Cracking passwords works best on a scale exceeding what an enthusiast would have at home. That's why we took Pyrit and put it to work on several Tesla-based GPU cluster instances in Amazon's EC2 cloud.
Amazon calls each server a "Cluster GPU Quadruple Extra Large Instance" and it consists of the following:
- 22 GB of memory
- 33.5 EC2 Compute Units (2 x Intel Xeon X5570, quad-core, Nehalem architecture)
- 2 x Nvidia Tesla M2050 GPUs (Fermi architecture)
- 1690 GB of instance storage
- 64-bit platform
- I/O performance: 10 gigabit Ethernet
- API name: cg1.4xlarge
This machine is strictly a Linux affair, which is why we're restricted to Pyrit. The best part, though, is that it's completely scalable. You can add client nodes to your master server in order to distribute the workload. How fast can it go? Well, on the "master" server, we were able to hit between 45 000 to 50 000 PMKs/s.
Computed 47956.23 PMKs/s total.
#1: 'CUDA-Device #1 'Tesla M2050'': 21231.7 PMKs/s (RTT 3.0)
#2: 'CUDA-Device #2 'Tesla M2050'': 21011.1 PMKs/s (RTT 3.0)
#3: 'CPU-Core (SSE2)': 440.9 PMKs/s (RTT 3.0)
#4: 'CPU-Core (SSE2)': 421.6 PMKs/s (RTT 3.0)
#5: 'CPU-Core (SSE2)': 447.0 PMKs/s (RTT 3.0)
#6: 'CPU-Core (SSE2)': 442.1 PMKs/s (RTT 3.0)
#7: 'CPU-Core (SSE2)': 448.7 PMKs/s (RTT 3.0)
#8: 'CPU-Core (SSE2)': 435.6 PMKs/s (RTT 3.0)
#9: 'CPU-Core (SSE2)': 437.8 PMKs/s (RTT 3.0)
#10: 'CPU-Core (SSE2)': 435.5 PMKs/s (RTT 3.0)
#11: 'CPU-Core (SSE2)': 445.8 PMKs/s (RTT 3.0)
#12: 'CPU-Core (SSE2)': 443.4 PMKs/s (RTT 3.0)
#13: 'CPU-Core (SSE2)': 443.0 PMKs/s (RTT 3.0)
#14: 'CPU-Core (SSE2)': 444.2 PMKs/s (RTT 3.0)
#15: 'CPU-Core (SSE2)': 434.3 PMKs/s (RTT 3.0)
#16: 'CPU-Core (SSE2)': 429.7 PMKs/s (RTT 3.0)
Are you scratching your head at this point? Only 50 000 PMK/s with two Tesla M2050s?! Although the hardware might seem to be under-performing, the results are on the order of a single GeForce GTX 590, which of course is armed with two GF110 GPUs.

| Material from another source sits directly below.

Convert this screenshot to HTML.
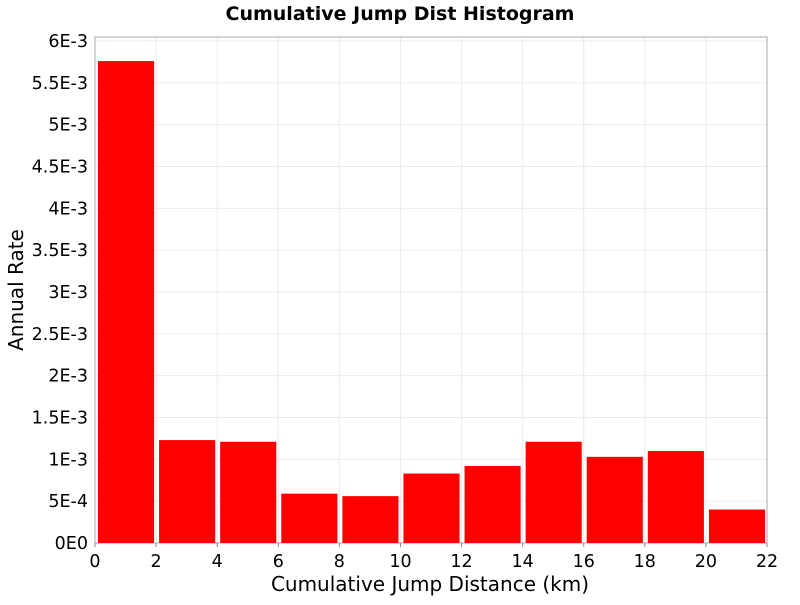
<!DOCTYPE html>
<html><head><meta charset="utf-8"><style>
body{margin:0;background:#fff;font-family:"Liberation Sans","DejaVu Sans",sans-serif}
</style></head><body>
<svg id="c" width="800" height="600" xmlns="http://www.w3.org/2000/svg">
<text x="400" y="20" text-anchor="middle" font-family="DejaVu Sans, sans-serif" font-weight="bold" font-size="19">Cumulative Jump Dist Histogram</text>
<g id="grid"></g>
<rect x="95" y="37" width="672" height="506" fill="none" stroke="#aaa"/>
<g id="bars"></g><g id="axes"></g>
<text x="430" y="591" text-anchor="middle" font-family="DejaVu Sans, sans-serif" font-size="20">Cumulative Jump Distance (km)</text>
<text transform="translate(23,290) rotate(-90)" text-anchor="middle" font-family="DejaVu Sans, sans-serif" font-size="20">Annual Rate</text>
</svg>
<script>
const binStarts=[0,2,4,6,8,10,12,14,16,18,20];
const rates=[5.76e-3,1.23e-3,1.21e-3,0.59e-3,0.56e-3,0.83e-3,0.92e-3,1.21e-3,1.03e-3,1.10e-3,0.40e-3];
const xTicks=[0,2,4,6,8,10,12,14,16,18,20,22];
const yTicks=[0,5e-4,1e-3,1.5e-3,2e-3,2.5e-3,3e-3,3.5e-3,4e-3,4.5e-3,5e-3,5.5e-3,6e-3];
const yLabels=["0E0","5E-4","1E-3","1.5E-3","2E-3","2.5E-3","3E-3","3.5E-3","4E-3","4.5E-3","5E-3","5.5E-3","6E-3"];
const NS="http://www.w3.org/2000/svg";
const X=v=>95+v*(672/22);
const Y=v=>543-v*(502/6e-3);
function mk(tag,parent,attrs){const e=document.createElementNS(NS,tag);for(const k in attrs)e.setAttribute(k,attrs[k]);document.getElementById(parent).appendChild(e);return e;}
xTicks.forEach((t,i)=>{
 const g=mk('line','grid',{x1:X(t),x2:X(t),y1:37,y2:543,stroke:'#ebebeb'});
 
 
 const tk=mk('line','axes',{x1:X(t),x2:X(t),y1:543,y2:547,stroke:'#888'});
 
 
 const l=mk('text','axes',{x:X(t),y:567,'text-anchor':'middle','font-size':'17.5','font-family':'DejaVu Sans, sans-serif'});
 l.textContent=t;
 
 
});
yTicks.forEach((t,i)=>{
 const g=mk('line','grid',{x1:95,x2:767,y1:Y(t),y2:Y(t),stroke:'#ebebeb'});
 
 
 const l=mk('text','axes',{x:88,y:Y(t)+6,'text-anchor':'end','font-size':'17.5','font-family':'DejaVu Sans, sans-serif'});
 l.textContent=yLabels[i];
 
 
});
binStarts.forEach((b,i)=>{
 const x0=X(b)+3,x1=X(b+2)-2;
 const r=mk('rect','bars',{x:x0,y:Y(rates[i]),width:x1-x0,height:Y(0)-Y(rates[i]),fill:'#ff0000'});
 
 
});
</script>
</body></html>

Why is that?
Nvidia's Teslas were designed for complex scientific calculations (like CFDs), which is why they so prominently feature fast double-precision floating-point math that the desktop GeForce cards cannot match. Tesla boards also boast 3 and 6 GB of memory with ECC support. However, the process we're testing doesn't tax any of those differentiated capabilities. And to make matters worse, Nvidia down-clocks the Tesla boards to ensure the 24/7 availability needed in an enterprise-class HPC environment.
But the real reason to try cracking WPA in the cloud is scaling potential. For every node we add, the process speeds up by 18 000 to 20 000 PMKs/s. That's probably not what most folks have in mind when they talk about the cloud's redeeming qualities, but it does demonstrate the effectiveness of distributing workloads across more machines that what any one person could procure on their own.
Each GPU cluster instance is armed with a 10 Gb Ethernet link, restricting bidirectional traffic between the master and nodes to 1.25 GB/s. This is what bottlenecks the cracking speed. Remember that a single ASCII character consumes one byte. So, as you start cracking longer passwords, the master server has to send more data to the clients. Worse still, the clients have to send the processed PMK/PTK back to the master server. As the network grows, the number of passwords each additional node processes goes down, resulting in diminishing returns.
Harnessing multiple networked computers to crack passwords isn't a new concept. But ultimately, it would have to be done differently to be more of a threat. Otherwise, desktop-class hardware is going to be faster than most cloud-based alternatives. For example, about a month ago, Passware, Inc. used eight Amazon Cluster GPU Instances to crack MS Office passwords at a speed of 30 000 passwords per second. We can do the same thing with a single Radeon HD 5970 using Accent's Office Password Recovery.